Bayes' Theorem is a cornerstone of inferential statistics and machine learning. It provides a way to update the probability of a hypothesis (event A) when new evidence (event B) becomes available. It's about reversing conditional probabilities.

* **Formula:** $P(A|B) = \frac{P(B|A) \times P(A)}{P(B)}$
    * $P(A|B)$: **Posterior Probability** - The probability of our hypothesis (A) being true, given the new evidence (B). This is what we want to find.
    * $P(B|A)$: **Likelihood** - The probability of observing the evidence (B) if our hypothesis (A) were true. This comes from our model or knowledge.
    * $P(A)$: **Prior Probability** - Our initial belief about the probability of the hypothesis (A) being true, *before* observing the new evidence.
    * $P(B)$: **Marginal Probability of Evidence** - The total probability of observing the evidence (B), regardless of whether A is true or not. This acts as a normalizing constant. It can be expanded as:
        $P(B) = P(B|A)P(A) + P(B|A^c)P(A^c)$ (where $A^c$ is the complement of A, i.e., A is false).

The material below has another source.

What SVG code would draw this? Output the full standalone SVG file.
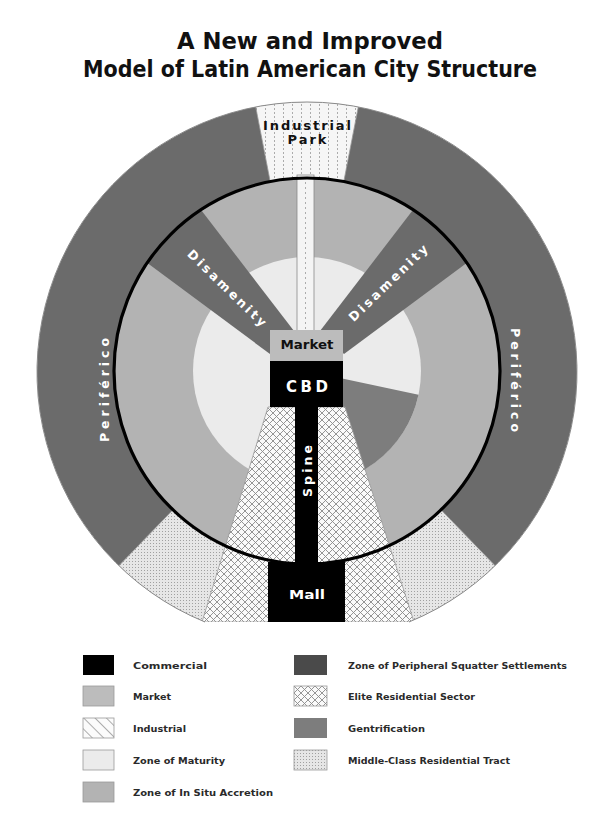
<svg xmlns="http://www.w3.org/2000/svg" width="604" height="826" viewBox="0 0 604 826">
<style>
.t{font-family:"DejaVu Sans",Lato,sans-serif;font-weight:bold}
.title{font-size:23.5px;fill:#111;text-anchor:middle}
.lg{font-size:9.5px;fill:#2a2a2a}
.wl{fill:#fff;text-anchor:middle;dominant-baseline:central}
.bl{fill:#111;text-anchor:middle;dominant-baseline:central}
.sw{stroke:#999;stroke-width:0.8}
</style>
<defs>
<pattern id="cross" patternUnits="userSpaceOnUse" width="7" height="7">
<rect width="7" height="7" fill="#fafafa"/>
<path d="M0,0L7,7M7,0L0,7" stroke="#8a8a8a" stroke-width="0.9"/>
</pattern>
<pattern id="dots" patternUnits="userSpaceOnUse" width="3" height="3">
<rect width="3" height="3" fill="#e6e6e6"/>
<rect width="1" height="1" fill="#a0a0a0"/>
</pattern>
<pattern id="ipark" patternUnits="userSpaceOnUse" width="9" height="4">
<rect width="9" height="4" fill="#f6f6f6"/>
<rect x="4" y="0" width="0.8" height="2" fill="#9a9a9a"/>
</pattern>
<pattern id="diag" patternUnits="userSpaceOnUse" width="8" height="8" patternTransform="rotate(45)">
<rect width="8" height="8" fill="#fbfbfb"/>
<rect x="0" y="0" width="8" height="0.8" fill="#999"/>
</pattern>
<clipPath id="outerClip"><path d="M205,622 A270,270 0 1 1 409,622 Z"/></clipPath>
<clipPath id="innerClip"><circle cx="307" cy="371" r="193"/></clipPath>
</defs>
<rect width="604" height="826" fill="#fff"/>

<g id="title" class="t">
<text class="title" x="310" y="49" textLength="266" lengthAdjust="spacingAndGlyphs">A New and Improved</text>
<text class="title" x="310" y="77" textLength="454" lengthAdjust="spacingAndGlyphs">Model of Latin American City Structure</text>
</g>

<g id="outer-ring" clip-path="url(#outerClip)">
<path id="periferico" d="M205,622 A270,270 0 1 1 409,622 Z" fill="#6b6b6b"/>
<path id="industrial-park" d="M307,371 L253.6,96.1 A280,280 0 0 1 360.4,96.1 Z" fill="url(#ipark)" stroke="#999" stroke-width="0.8"/>
<path id="middle-class" d="M307,371 L508.5,579.6 A290,290 0 0 1 105.5,579.6 Z" fill="url(#dots)" stroke="#999" stroke-width="0.8"/>
</g>

<g id="inner-city">
<circle id="accretion" cx="307" cy="371" r="193" fill="#b3b3b3"/>
<circle id="maturity" cx="307" cy="371" r="114" fill="#ebebeb"/>
<path id="gentrification" d="M307,371 L418.5,394.7 A114,114 0 0 1 297.1,484.6 Z" fill="#7d7d7d"/>
<g clip-path="url(#innerClip)" fill="#6b6b6b">
<polygon id="disamenity-left" points="294,331 175,176 115,239 270,354"/>
<polygon id="disamenity-right" points="320,331 439,176 499,239 344,354"/>
</g>
</g>

<g id="elite" clip-path="url(#outerClip)">
<polygon points="268,407 345,407 414,622 202,622" fill="url(#cross)" stroke="#999" stroke-width="0.8"/>
</g>

<g id="industrial-corridor">
<rect x="297" y="175" width="17" height="156" fill="#f4f4f4" stroke="#8a8a8a" stroke-width="0.8"/>
<line x1="305.5" y1="177" x2="305.5" y2="330" stroke="#999" stroke-width="0.8" stroke-dasharray="2 3"/>
</g>

<g id="rings">
<circle cx="307" cy="371" r="193" fill="none" stroke="#000" stroke-width="3.2"/>
<path d="M205,622 A270,270 0 1 1 409,622" fill="none" stroke="#8a8a8a" stroke-width="1"/>
</g>

<g id="market"><rect x="270" y="330" width="73" height="31" fill="#bcbcbc"/></g>
<g id="cbd"><rect x="270" y="361" width="73" height="46" fill="#000"/></g>
<g id="spine"><rect x="295" y="406" width="23" height="158" fill="#000"/></g>
<g id="mall"><rect x="268" y="562" width="77" height="60" fill="#000"/></g>

<g id="labels" class="t">
<text class="bl" x="307" y="125" font-size="13" textLength="88">Industrial</text>
<text class="bl" x="307" y="139" font-size="13" textLength="39">Park</text>
<text class="bl" x="307" y="345" font-size="12" textLength="53" lengthAdjust="spacingAndGlyphs">Market</text>
<text class="wl" x="307" y="387" font-size="15" textLength="42">CBD</text>
<text class="wl" x="307" y="594" font-size="13" textLength="36" lengthAdjust="spacingAndGlyphs">Mall</text>
<text class="wl" font-size="12.5" textLength="52" transform="translate(307,471) rotate(-90)">Spine</text>
<text class="wl" font-size="12.5" textLength="104" transform="translate(104,390) rotate(-90)">Periférico</text>
<text class="wl" font-size="12.5" textLength="104" transform="translate(515,380) rotate(90)">Periférico</text>
<text class="wl" font-size="12.5" textLength="104" transform="translate(227,288) rotate(44)">Disamenity</text>
<text class="wl" font-size="12.5" textLength="104" transform="translate(388,283) rotate(-44)">Disamenity</text>
</g>

<g id="legend" class="t">
<rect x="83" y="655" width="31" height="20" fill="#000"/>
<rect class="sw" x="83" y="686" width="31" height="20" fill="#bcbcbc"/>
<rect class="sw" x="83" y="718" width="31" height="20" fill="url(#diag)"/>
<rect class="sw" x="83" y="750" width="31" height="20" fill="#ebebeb"/>
<rect class="sw" x="83" y="782" width="31" height="20" fill="#b3b3b3"/>
<text class="lg" x="133" y="669" textLength="74" lengthAdjust="spacingAndGlyphs">Commercial</text>
<text class="lg" x="133" y="700" textLength="38" lengthAdjust="spacingAndGlyphs">Market</text>
<text class="lg" x="133" y="732" textLength="53" lengthAdjust="spacingAndGlyphs">Industrial</text>
<text class="lg" x="133" y="764" textLength="92" lengthAdjust="spacingAndGlyphs">Zone of Maturity</text>
<text class="lg" x="133" y="796" textLength="140" lengthAdjust="spacingAndGlyphs">Zone of In Situ Accretion</text>
<rect x="294" y="655" width="33" height="20" fill="#4a4a4a"/>
<rect class="sw" x="294" y="686" width="33" height="20" fill="url(#cross)"/>
<rect x="294" y="718" width="33" height="20" fill="#7d7d7d"/>
<rect class="sw" x="294" y="750" width="33" height="20" fill="url(#dots)"/>
<text class="lg" x="348" y="669" textLength="219" lengthAdjust="spacingAndGlyphs">Zone of Peripheral Squatter Settlements</text>
<text class="lg" x="348" y="700" textLength="127" lengthAdjust="spacingAndGlyphs">Elite Residential Sector</text>
<text class="lg" x="348" y="732" textLength="77" lengthAdjust="spacingAndGlyphs">Gentrification</text>
<text class="lg" x="348" y="764" textLength="162" lengthAdjust="spacingAndGlyphs">Middle-Class Residential Tract</text>
</g>
</svg>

* **Power of Bayes' Theorem:** It's how we learn from data. We start with a prior belief, observe some data, and then use Bayes' Theorem to get a more informed posterior belief.

* **Deeper Example: Drug Testing**
    * A drug test has a 99% true positive rate ($P(\text{Positive}|\text{User}) = 0.99$) and a 1% false positive rate ($P(\text{Positive}|\text{Non-User}) = 0.01$).
    * 1% of the population uses the drug ($P(\text{User}) = 0.01$).
    * If someone tests positive, what is the probability they actually use the drug? ($P(\text{User}|\text{Positive})$)

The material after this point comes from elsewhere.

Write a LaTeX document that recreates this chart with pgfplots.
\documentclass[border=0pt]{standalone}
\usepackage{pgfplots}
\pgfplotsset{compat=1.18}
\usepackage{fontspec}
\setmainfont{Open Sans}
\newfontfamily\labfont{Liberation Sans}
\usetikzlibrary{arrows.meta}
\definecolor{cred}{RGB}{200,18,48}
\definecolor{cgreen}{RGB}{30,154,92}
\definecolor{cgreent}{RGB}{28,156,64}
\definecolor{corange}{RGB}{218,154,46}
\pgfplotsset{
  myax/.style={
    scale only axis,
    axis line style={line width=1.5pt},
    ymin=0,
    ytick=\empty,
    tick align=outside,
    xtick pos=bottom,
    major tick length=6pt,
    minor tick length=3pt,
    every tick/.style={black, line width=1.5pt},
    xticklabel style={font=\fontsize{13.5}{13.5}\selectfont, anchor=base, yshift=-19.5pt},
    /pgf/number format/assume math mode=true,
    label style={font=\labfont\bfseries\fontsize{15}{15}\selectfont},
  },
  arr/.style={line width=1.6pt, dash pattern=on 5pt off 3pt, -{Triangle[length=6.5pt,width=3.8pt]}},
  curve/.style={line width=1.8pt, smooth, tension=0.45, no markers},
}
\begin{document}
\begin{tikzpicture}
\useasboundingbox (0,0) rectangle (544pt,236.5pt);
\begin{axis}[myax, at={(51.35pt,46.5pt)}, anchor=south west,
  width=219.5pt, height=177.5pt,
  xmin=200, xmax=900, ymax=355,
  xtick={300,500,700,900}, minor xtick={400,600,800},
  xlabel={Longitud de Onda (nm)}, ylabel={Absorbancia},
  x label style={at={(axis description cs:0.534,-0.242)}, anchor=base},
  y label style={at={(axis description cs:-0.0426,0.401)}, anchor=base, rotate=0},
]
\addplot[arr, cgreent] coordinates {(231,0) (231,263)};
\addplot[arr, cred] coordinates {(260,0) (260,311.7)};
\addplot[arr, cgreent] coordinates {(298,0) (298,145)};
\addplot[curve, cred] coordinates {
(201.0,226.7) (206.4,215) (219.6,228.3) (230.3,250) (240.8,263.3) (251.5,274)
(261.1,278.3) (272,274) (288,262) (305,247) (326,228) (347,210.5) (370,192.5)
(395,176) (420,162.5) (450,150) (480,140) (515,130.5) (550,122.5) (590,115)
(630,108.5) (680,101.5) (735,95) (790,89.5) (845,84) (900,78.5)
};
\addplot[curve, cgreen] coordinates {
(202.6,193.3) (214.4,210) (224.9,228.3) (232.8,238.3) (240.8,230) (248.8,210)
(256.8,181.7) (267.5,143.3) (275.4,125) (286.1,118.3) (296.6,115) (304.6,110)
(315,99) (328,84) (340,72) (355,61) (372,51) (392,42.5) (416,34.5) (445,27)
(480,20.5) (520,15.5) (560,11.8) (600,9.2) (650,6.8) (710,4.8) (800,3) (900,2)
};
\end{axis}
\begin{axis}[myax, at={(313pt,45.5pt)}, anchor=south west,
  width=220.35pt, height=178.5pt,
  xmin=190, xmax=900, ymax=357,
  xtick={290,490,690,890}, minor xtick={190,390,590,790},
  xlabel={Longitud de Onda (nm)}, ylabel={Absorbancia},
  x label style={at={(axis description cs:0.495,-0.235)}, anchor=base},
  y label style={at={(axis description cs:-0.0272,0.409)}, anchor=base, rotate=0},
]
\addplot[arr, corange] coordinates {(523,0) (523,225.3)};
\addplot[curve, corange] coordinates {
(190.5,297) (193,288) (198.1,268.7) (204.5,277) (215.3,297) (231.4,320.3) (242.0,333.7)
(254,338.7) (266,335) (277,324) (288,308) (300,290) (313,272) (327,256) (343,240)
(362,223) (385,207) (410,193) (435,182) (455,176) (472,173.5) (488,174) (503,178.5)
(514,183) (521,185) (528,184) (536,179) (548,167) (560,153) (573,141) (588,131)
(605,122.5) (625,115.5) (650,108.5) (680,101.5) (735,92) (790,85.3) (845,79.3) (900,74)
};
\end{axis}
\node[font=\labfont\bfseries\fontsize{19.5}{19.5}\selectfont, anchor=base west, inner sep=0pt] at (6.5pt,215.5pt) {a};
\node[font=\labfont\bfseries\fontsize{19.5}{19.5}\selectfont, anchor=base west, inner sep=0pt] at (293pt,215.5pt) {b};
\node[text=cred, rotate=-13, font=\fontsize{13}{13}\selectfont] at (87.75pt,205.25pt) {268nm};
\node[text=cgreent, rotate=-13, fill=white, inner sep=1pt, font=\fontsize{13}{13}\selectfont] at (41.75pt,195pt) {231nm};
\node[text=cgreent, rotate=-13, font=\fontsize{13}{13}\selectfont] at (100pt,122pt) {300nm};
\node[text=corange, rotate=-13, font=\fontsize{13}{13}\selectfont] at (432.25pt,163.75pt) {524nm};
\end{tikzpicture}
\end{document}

    * Let $A = \text{User}$ (has the drug)
    * Let $B = \text{Positive}$ (tests positive)

    * We know:
        * $P(A) = 0.01$ (Prior probability of being a user)
        * $P(A^c) = 1 - P(A) = 0.99$ (Prior probability of being a non-user)
        * $P(B|A) = 0.99$ (Likelihood: probability of positive test given user)
        * $P(B|A^c) = 0.01$ (Likelihood: probability of positive test given non-user - false positive)

    * First, calculate $P(B)$ (Total probability of testing positive):
        $P(B) = P(B|A)P(A) + P(B|A^c)P(A^c)$
        $P(B) = (0.99)(0.01) + (0.01)(0.99) = 0.0099 + 0.0099 = 0.0198$

    * Now, apply Bayes' Theorem:
        $P(A|B) = \frac{P(B|A) \times P(A)}{P(B)} = \frac{0.99 \times 0.01}{0.0198} = \frac{0.0099}{0.0198} = 0.5$

    * **Interpretation:** Even with a positive test, there's only a 50% chance the person actually uses the drug! This counter-intuitive result highlights the importance of the prior probability ($P(A)$) and the false positive rate. Since drug use is rare (1%), a significant portion of positive tests come from false positives among the large non-user population.